Although quick access is an underpinning of the repositioning Dunkin’ announced last year, the effort also calls for an upgrade in service and decor. The doughnut chain’s new next-generation prototype features glass-fronted merchandising displays, a barlike seven-tap dispensing system for cold coffees and an area showcasing snacks and other grab-and-go items.

As part of that recast into what Hoffmann has characterized as a “beverage-led on-the-go brand,” the chain is dropping Donuts from its name to become just Dunkin’.

The repositioning also calls for a shift in development emphasis from quantity to quality, Hoffmann said. Yet he also boasted that the chain grew domestically in 2018 by a net gain of 278 restaurants, 90% of them outside the brand’s core New England market. About 130 sported the new next-generation design, or double the target number set by the franchisor.

Few nontraditional locations feature a cornerstone of the upgraded Dunkin’ concept, the espresso machine that was rolled into most domestic stores during fourth-quarter 2018.  Hoffmann described the retrofit and espresso upgrade as “the biggest product relaunch in our recent brand history.”

Because of the scale and tight scheduling of the installations, Dunkin’ eased back on its marketing during the fourth quarter, fearing a sales spike would further tax unit staffs, according to Hoffmann.
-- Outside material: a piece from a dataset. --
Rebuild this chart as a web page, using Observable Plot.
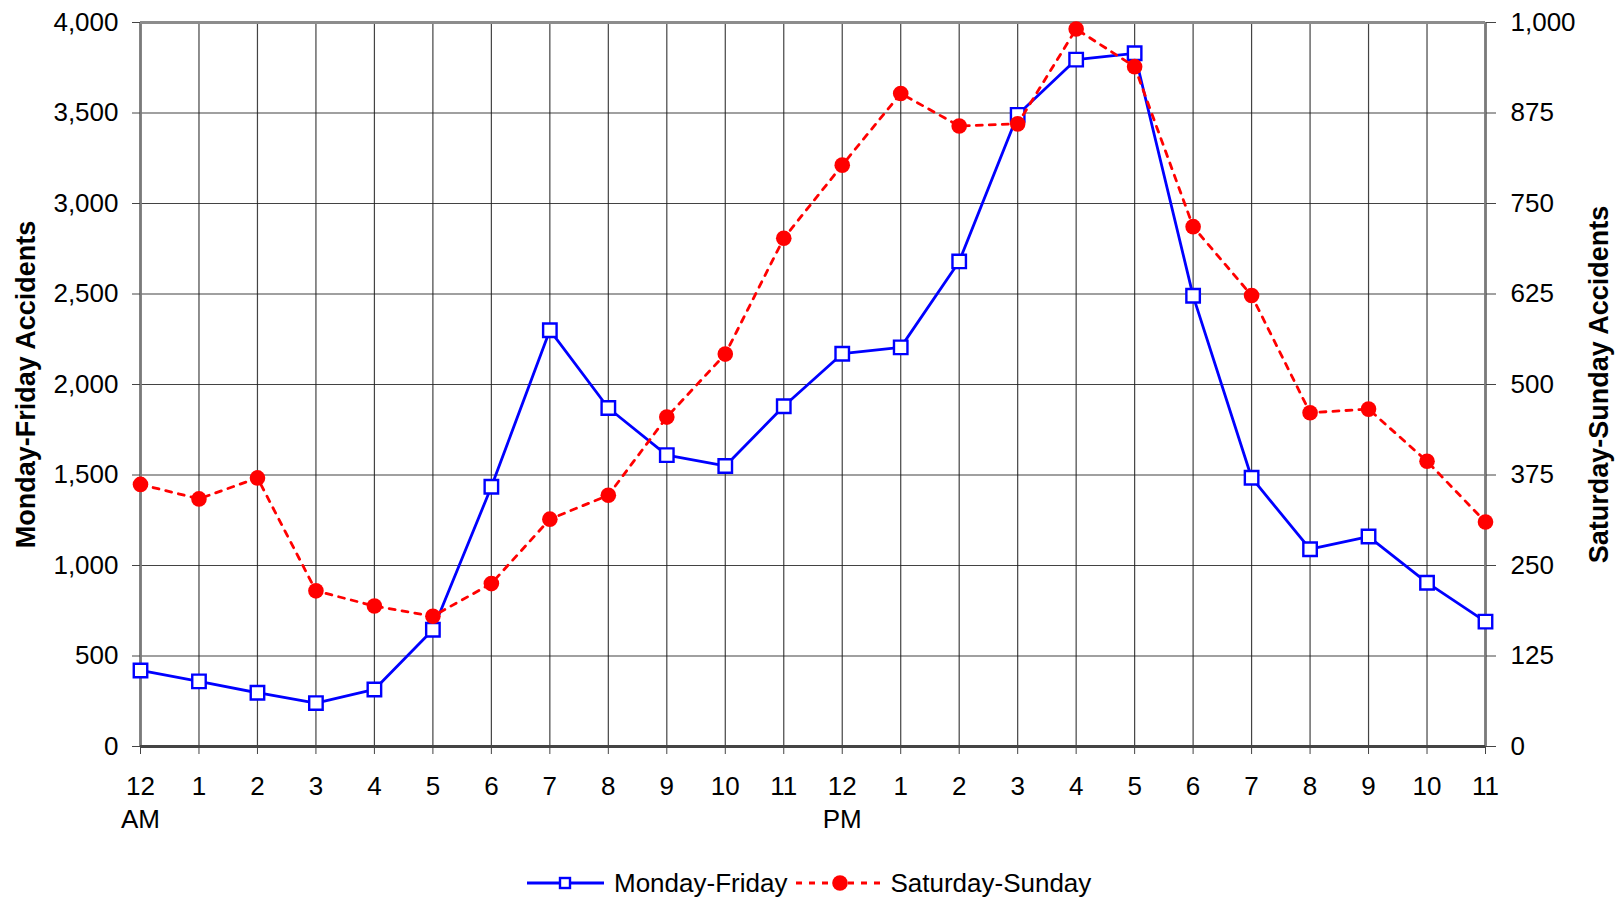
<!DOCTYPE html>
<html>
<head>
<meta charset="utf-8">
<script src="https://cdn.jsdelivr.net/npm/d3@7"></script>
<script src="https://cdn.jsdelivr.net/npm/@observablehq/plot@0.6"></script>
<style>
  html, body { margin: 0; padding: 0; background: #fff; }
  body { position: relative; width: 1619px; height: 899px; overflow: hidden; font-family: "Liberation Sans", Arial, sans-serif; }
  #chart svg { display: block; max-width: none !important; }
  #legend { position: absolute; left: 527px; top: 864px; height: 38px; display: flex; align-items: center; font-size: 26px; color: #000; white-space: nowrap; }
  #legend .item { display: flex; align-items: center; }
  #legend svg { display: block; }
</style>
</head>
<body>
<div id="chart"></div>
<div id="legend"></div>
<script>
// ---- data ----
const hours = [0,1,2,3,4,5,6,7,8,9,10,11,12,13,14,15,16,17,18,19,20,21,22,23];
const hourLabels = ["12","1","2","3","4","5","6","7","8","9","10","11","12","1","2","3","4","5","6","7","8","9","10","11"];
const periodHours = [0, 12];
const periodNames = ["AM", "PM"];
const weekday = [420,360,297,240,315,645,1435,2300,1870,1610,1550,1880,2170,2205,2680,3490,3795,3830,2490,1485,1090,1160,905,690];
const weekend = [362,342,371,215,194,180,225,314,347,455,542,702,803,902,857,860,991,939,718,623,461,466,394,310];
const leftTicks = [0,500,1000,1500,2000,2500,3000,3500,4000];
const seriesNames = ["Monday-Friday", "Saturday-Sunday"];
const leftTitle = "Monday-Friday Accidents";
const rightTitle = "Saturday-Sunday Accidents";

const wd = hours.map((h, i) => ({hour: h, value: weekday[i]}));
const we = hours.map((h, i) => ({hour: h, value: weekend[i]}));
const periods = periodHours.map((h, i) => ({hour: h, label: periodNames[i]}));
const ratio = 4000 / 1000; // right axis 0..1000 mapped onto left 0..4000

const fmt = d3.format(",");
const blue = "#0000ff", red = "#ff0000";
const dash = "6,7";

const plot = Plot.plot({
  width: 1619,
  height: 850,
  marginLeft: 140,
  marginRight: 134,
  marginTop: 22,
  marginBottom: 104,
  style: {fontFamily: "'Liberation Sans', Arial, sans-serif", fontSize: "26px", color: "#000", background: "#fff"},
  x: {domain: [0, 23]},
  y: {domain: [0, 4000]},
  marks: [
    Plot.gridX(hours, {stroke: "#222", strokeOpacity: 0.85, strokeWidth: 1.2}),
    Plot.gridY(leftTicks, {stroke: "#222", strokeOpacity: 0.85, strokeWidth: 1.2}),
    Plot.ruleX([0, 23], {stroke: "#7a7a7a", strokeWidth: 2.8}),
    Plot.ruleY([4000], {stroke: "#8c8c8c", strokeWidth: 2.8}),
    Plot.ruleY([0], {stroke: "#444", strokeWidth: 2.8}),
    Plot.axisX(hours, {
      tickSize: 8, tickPadding: 22, stroke: "#444",
      tickFormat: (d) => hourLabels[hours.indexOf(d)],
      fontSize: 26, label: null
    }),
    Plot.text(periods, {x: "hour", text: "label", frameAnchor: "bottom", dy: 81, fontSize: 26}),
    Plot.axisY(leftTicks, {
      anchor: "left", tickSize: 8, tickPadding: 14, stroke: "#444",
      tickFormat: fmt, fontSize: 26, label: null
    }),
    Plot.axisY(leftTicks, {
      anchor: "right", tickSize: 10, tickPadding: 15, stroke: "#444",
      tickFormat: d => fmt(d / ratio), fontSize: 26, label: null
    }),
    Plot.text([leftTitle], {frameAnchor: "left", textAnchor: "middle", dx: -114, rotate: -90, text: d => d, fontWeight: "bold", fontSize: 27}),
    Plot.text([rightTitle], {frameAnchor: "right", textAnchor: "middle", dx: 114, rotate: -90, text: d => d, fontWeight: "bold", fontSize: 27}),
    Plot.line(wd, {x: "hour", y: "value", stroke: blue, strokeWidth: 2.8}),
    Plot.dot(wd, {x: "hour", y: "value", symbol: "square", r: 7.6, stroke: blue, strokeWidth: 2.4, fill: "#fff"}),
    Plot.line(we, {x: "hour", y: d => d.value * ratio, stroke: red, strokeWidth: 2.8, strokeDasharray: dash}),
    Plot.dot(we, {x: "hour", y: d => d.value * ratio, r: 7.8, fill: red, stroke: "none"})
  ]
});
document.getElementById("chart").appendChild(plot);

// ---- legend ----
const legend = d3.select("#legend");
const item1 = legend.append("div").attr("class", "item");
const s1 = item1.append("svg").attr("width", 78).attr("height", 30);
s1.append("line").attr("x1", 0).attr("x2", 77).attr("y1", 15).attr("y2", 15).attr("stroke", blue).attr("stroke-width", 2.8);
s1.append("rect").attr("x", 33).attr("y", 10).attr("width", 10).attr("height", 10).attr("fill", "#fff").attr("stroke", blue).attr("stroke-width", 2.4);
item1.append("span").text(seriesNames[0]).style("margin-left", "9px").style("margin-right", "9px");
const item2 = legend.append("div").attr("class", "item");
const s2 = item2.append("svg").attr("width", 84).attr("height", 30);
s2.append("line").attr("x1", 0).attr("x2", 84).attr("y1", 15).attr("y2", 15).attr("stroke", red).attr("stroke-width", 2.8).attr("stroke-dasharray", dash);
s2.append("circle").attr("cx", 44).attr("cy", 15).attr("r", 7.8).attr("fill", red);
item2.append("span").text(seriesNames[1]).style("margin-left", "10px");
</script>
</body>
</html>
He cited that decision as the reason for Dunkin’s flat same-store sales for the fourth quarter.

Overall, net income for Dunkin’ Brands fell 60.5%, to $53.2 million, on revenues of $319.6 million, up 1.5%. The company said the $81.5 million drop in profits was due to a wide swing in tax obligations, from a net benefit of $77.8 million for fourth-quarter 2017 to an expense of $13.3 million in the most recent year.

Dunkin’ is based in Canton, Mass., and has more than 12,600 restaurants in 46 countries.